** start **

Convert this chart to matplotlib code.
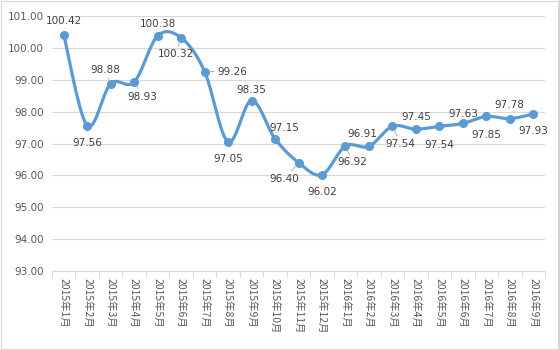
import numpy as np
import matplotlib.pyplot as plt
from matplotlib.patches import Rectangle

plt.rcParams['font.family'] = ['Noto Sans CJK SC', 'DejaVu Sans']

# data
months = ['2015年1月', '2015年2月', '2015年3月', '2015年4月', '2015年5月', '2015年6月',
          '2015年7月', '2015年8月', '2015年9月', '2015年10月', '2015年11月', '2015年12月',
          '2016年1月', '2016年2月', '2016年3月', '2016年4月', '2016年5月', '2016年6月',
          '2016年7月', '2016年8月', '2016年9月']
values = [100.42, 97.56, 98.88, 98.93, 100.38, 100.32, 99.26, 97.05, 98.35, 97.15,
          96.40, 96.02, 96.92, 96.91, 97.54, 97.45, 97.54, 97.63, 97.85, 97.78, 97.93]

# label offsets in points (dx, dy) and whether a leader line is drawn
label_offsets = [(0, 6), (0, -9), (-4, 6), (6, -7), (0, 5), (-4, -8), (9, 0),
                 (0, -9), (0, 4), (7, 4), (-10, -8), (0, -9), (5, -8), (-5, 5),
                 (6, -9), (0, 5), (0, -10), (0, 3), (0, -10), (0, 6), (0, -9)]
leaders = [False, False, True, True, False, True, True, False, False, True,
           True, False, True, True, True, False, False, False, False, False, False]

blue = '#5B9BD5'
grid_c = '#D9D9D9'
text_c = '#404040'
tick_c = '#595959'


def smooth(xs, ys, n=30):
    # Catmull-Rom style bezier, like the spreadsheet's smoothed line
    xs = np.asarray(xs, float)
    ys = np.asarray(ys, float)
    px = np.concatenate([[xs[0]], xs, [xs[-1]]])
    py = np.concatenate([[ys[0]], ys, [ys[-1]]])
    outx, outy = [], []
    t = np.linspace(0, 1, n)
    for i in range(1, len(px) - 2):
        p0 = np.array([px[i], py[i]])
        p3 = np.array([px[i + 1], py[i + 1]])
        p1 = p0 + (np.array([px[i + 1], py[i + 1]]) - np.array([px[i - 1], py[i - 1]])) / 6
        p2 = p3 - (np.array([px[i + 2], py[i + 2]]) - np.array([px[i], py[i]])) / 6
        b = ((1 - t) ** 3)[:, None] * p0 + (3 * (1 - t) ** 2 * t)[:, None] * p1 \
            + (3 * (1 - t) * t ** 2)[:, None] * p2 + (t ** 3)[:, None] * p3
        outx.extend(b[:, 0])
        outy.extend(b[:, 1])
    return outx, outy


fig = plt.figure(figsize=(5.59, 3.5), dpi=100)
ax = fig.add_axes([0.093, 0.226, 0.882, 0.728])

x = np.arange(len(values))
sx, sy = smooth(x, values)
ax.plot(sx, sy, color=blue, lw=2.3, solid_capstyle='round', zorder=3)
ax.plot(x, values, 'o', color=blue, ms=5.5, zorder=4)

for i, v in enumerate(values):
    dx, dy = label_offsets[i]
    ha = 'center'
    va = 'bottom' if dy > 0 else 'top'
    if dy == 0:
        ha, va = 'left', 'center'
    arrow = None
    if leaders[i]:
        arrow = dict(arrowstyle='-', color='#A6A6A6', lw=0.6, shrinkA=0, shrinkB=3)
    ax.annotate(f'{v:.2f}', (x[i], v), xytext=(dx, dy), textcoords='offset points',
                ha=ha, va=va, fontsize=7.5, color=text_c, family='DejaVu Sans',
                arrowprops=arrow, zorder=5)

ax.set_xlim(-0.5, len(values) - 0.5)
ax.set_ylim(93, 101)
ax.set_yticks(np.arange(93, 101.5, 1))
ax.set_yticklabels([f'{t:.2f}' for t in np.arange(93, 101.5, 1)], family='DejaVu Sans')
ax.yaxis.grid(True, color=grid_c, lw=0.8)
ax.set_axisbelow(True)

ax.set_xticks(x)
ax.set_xticklabels(months, rotation=270, fontsize=7.5, color=tick_c, va='top', ha='center')
ax.set_xticks(np.arange(-0.5, len(values)), minor=True)
ax.tick_params(axis='x', which='major', length=0, pad=5)
ax.tick_params(axis='x', which='minor', length=4, color=grid_c, width=0.8)
ax.tick_params(axis='y', length=0, labelsize=7.5, labelcolor=tick_c, pad=6)

for s in ['top', 'right', 'left']:
    ax.spines[s].set_visible(False)
ax.spines['bottom'].set_color(grid_c)
ax.spines['bottom'].set_linewidth(0.8)

fig.patches.append(Rectangle((0.002, 0.003), 0.996, 0.994, transform=fig.transFigure,
                             fill=False, edgecolor='#D9D9D9', lw=0.8))

fig.savefig('out.png', dpi=100)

** end **

## Task to carry out
Restate the data word for word from its first line through the line with "plt.rcParams['font.family'] = ['Noto", leaving out any picture along the way.

## Response
Convert this chart to matplotlib code.
import numpy as np
import matplotlib.pyplot as plt
from matplotlib.patches import Rectangle

plt.rcParams['font.family'] = ['Noto Sans CJK SC', 'DejaVu Sans']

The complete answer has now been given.